In the 16th and 17th verses of the first chapter the Apostle declares that he is proud of the gospel because therein the "righteousness," or rightness, of God is revealed. God had to deal righteously with sin before He could offer salvation to sinners. Sin is not merely an affliction; it is moral wrong and kindles the wrath of a just and holy God. The wrath of God is too little discussed by modern evangelists and preachers. They like to talk about the love and mercy of God, as though He were a Grand Old Man with a tolerant attitude toward sin. But such never fully appreciate His love and mercy because they do not understand His infinite wrath against sin.

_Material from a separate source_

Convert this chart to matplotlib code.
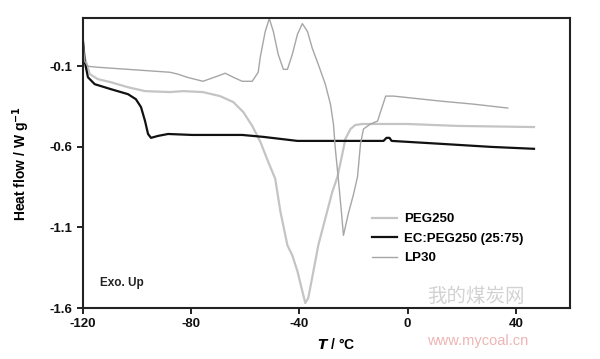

Much evangelism today has become sort of a "try God" gimmick. The pleasures of the world don't satisfy? Try God. You can't shake off some terrible bondage? Try God. When all else fails try God! But this humanistic approach is foreign to Scripture. God, His holiness, His wrath against sin and His love in providing salvation -- these are central in Scripture rather than man, his condition and his needs. We are not to look upon God as our servant, who will help us in time of need, but as the Holy One whose justice we have offended, but who in infinite grace, paid for our sins Himself so that we might be redeemed. This is why the Epistle to the Romans begins its mighty argument with almost three chapters on the subject of sin. Then follows the good news of God's grace in settling the sin question so that we might be "justified freely by His grace, through the redemption that is in Christ Jesus" (Rom. 3:24).
And thus the same inspired writer declares in Eph. 2:2-4 that we were "the children of disobedience," and therefore "the children of wrath," but then goes on to show how "God, who is rich in mercy" and "great" in "love," saves believers by grace, giving them eternal life in Christ, who died for our sins.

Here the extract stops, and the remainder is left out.